Bang! The CEO's fist hits the table. "No you don't know our fucking business!"

The rest of the pitch was a disaster and it was only later, while licking our wounds, that I realised there was lemonade in the lemon the CEO threw across the table.

Our difference is we really understand our client's business

See in my previous 10 years or so in agencyland, at every place I'd worked across Australia and the UK the agency line had always been, 'our difference is we really understand our client's business'. And it became the charade we all got trained in and acted out each day.

It's a lie!

You see the truth is, we don't know their business. We certainly knew a fair bit about advertising, took an interest in their business, and even tracked their sales. That's not the same as working in the business, across sales, operations, HR, finance and sitting in on board meetings. So why pretend?
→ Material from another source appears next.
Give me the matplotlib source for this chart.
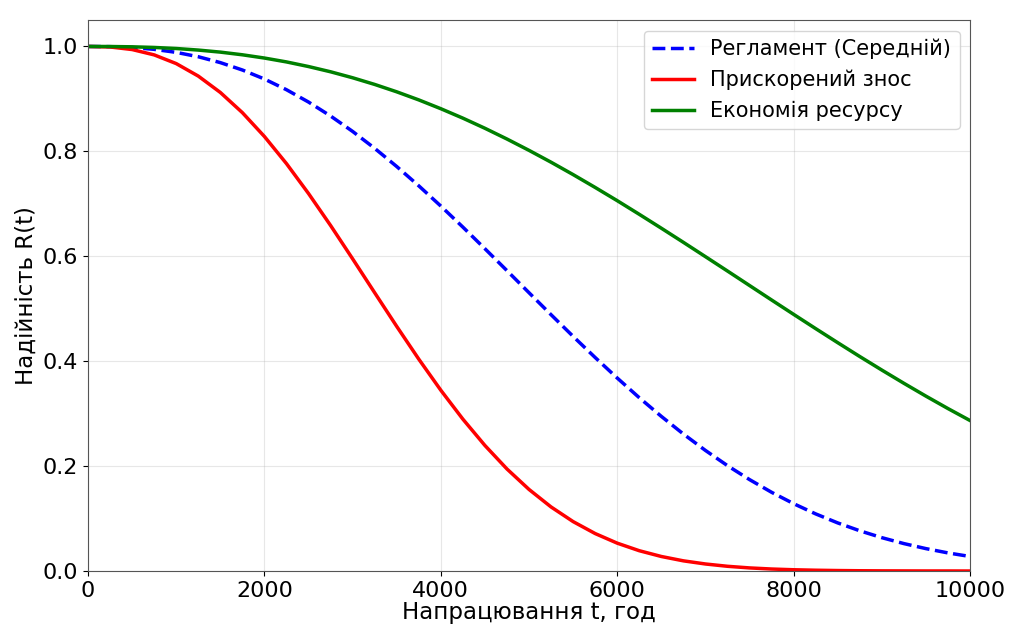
import matplotlib
matplotlib.use("Agg")
import matplotlib.pyplot as plt

# напрацювання, год
hours = [0, 250, 500, 750, 1000, 1250, 1500, 1750, 2000, 2250, 2500, 2750, 3000, 3250,
         3500, 3750, 4000, 4250, 4500, 4750, 5000, 5250, 5500, 5750, 6000, 6250, 6500,
         6750, 7000, 7250, 7500, 7750, 8000, 8250, 8500, 8750, 9000, 9250, 9500, 9750, 10000]

# ймовірність безвідмовної роботи R(t) для трьох режимів
r_reglament = [1.000, 0.9996, 0.998, 0.9945, 0.9887, 0.9804, 0.9692, 0.9551, 0.9379, 0.9175,
               0.8940, 0.8674, 0.8380, 0.8058, 0.7711, 0.7343, 0.6957, 0.6556, 0.6144, 0.5726,
               0.5305, 0.4886, 0.4473, 0.4070, 0.3679, 0.3304, 0.2948, 0.2612, 0.2299, 0.2009,
               0.1743, 0.1501, 0.1284, 0.1089, 0.0917, 0.0767, 0.0636, 0.0523, 0.0427, 0.0345,
               0.0277]
r_znos = [1.000, 0.9990, 0.9941, 0.9839, 0.9673, 0.9435, 0.9123, 0.8738, 0.8283, 0.7766,
          0.7196, 0.6587, 0.5951, 0.5305, 0.4663, 0.4039, 0.3446, 0.2895, 0.2393, 0.1945,
          0.1555, 0.1221, 0.0942, 0.0714, 0.0531, 0.0387, 0.0277, 0.0194, 0.0134, 0.0090,
          0.0059, 0.0038, 0.0024, 0.0015, 0.0009, 0.0005, 0.0003, 0.0002, 0.0001, 0.0001,
          0.0000]
r_ekonomiya = [1.000, 0.9999, 0.9993, 0.9981, 0.9961, 0.9931, 0.9892, 0.9841, 0.9779, 0.9705,
               0.9617, 0.9517, 0.9403, 0.9276, 0.9135, 0.8981, 0.8813, 0.8633, 0.8440, 0.8235,
               0.8019, 0.7793, 0.7557, 0.7312, 0.7060, 0.6800, 0.6535, 0.6266, 0.5993, 0.5719,
               0.5443, 0.5167, 0.4893, 0.4621, 0.4353, 0.4089, 0.3831, 0.3579, 0.3334, 0.3097,
               0.2869]

fig = plt.figure(figsize=(10.12, 6.32), dpi=100)
ax = fig.add_subplot(111)
fig.subplots_adjust(left=0.087, right=0.9585, top=0.968, bottom=0.0965)

ax.plot(hours, r_reglament, "b--", linewidth=2.5, label="Регламент (Середній)")
ax.plot(hours, r_znos, "r-", linewidth=2.5, label="Прискорений знос")
ax.plot(hours, r_ekonomiya, "g-", linewidth=2.5, label="Економія ресурсу")

ax.set_xlim(0, 10000)
ax.set_ylim(0, 1.05)
ax.set_xticks([0, 2000, 4000, 6000, 8000, 10000])
ax.set_yticks([0.0, 0.2, 0.4, 0.6, 0.8, 1.0])
ax.tick_params(labelsize=16)
ax.set_xlabel("Напрацювання t, год", fontsize=16.5, labelpad=0)
ax.set_ylabel("Надійність R(t)", fontsize=16.5)
ax.grid(True, alpha=0.3)
for s in ax.spines.values():
    s.set_color("#555555")
ax.legend(loc="upper right", fontsize=15)

plt.savefig("out.png", dpi=100)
Because we were pretending we knew, we were often not asking the dumb questions for fear of looking dumb. We also had our advertising filter on, which became a campaign solution filter. Campaigns became the advertiser's god. We looked for a big idea and one neat solution to all their problems.

There might be more than one question

Now, we all know if the answer's complex, then the question's probably not right. But what we were missing was that there might be more than one question.

So my fist slam/ fist pump moment was this: Give up the 'we know your business' arrogance and give up the worship at the advertising/campaign altar. Then start thinking in terms of marketing fundamentals.

How do customers find out about you? How are you addressing their concerns? What's happening around the sale? How are you delivering the product/service? What's the follow-up?

Some brands that really get this way of thinking are Nakedwines, Hot Milk Lingerie and The Clean Plumber. You don't need to see a campaign to be talking about them.

So how can you action this way of thinking? Avoid taking a brief in isolation, but collaborate with clients on the above questions and, only once the fundamentals are strong, do you then lay the campaign over the top.

It's as simple as letting your clients tell you about their business and ask the dumb questions. In a place of honesty about what you know and, more importantly, don't, you get the space to create strategies and ideas that can help clients get better results, sooner and for less. It's just not done enough.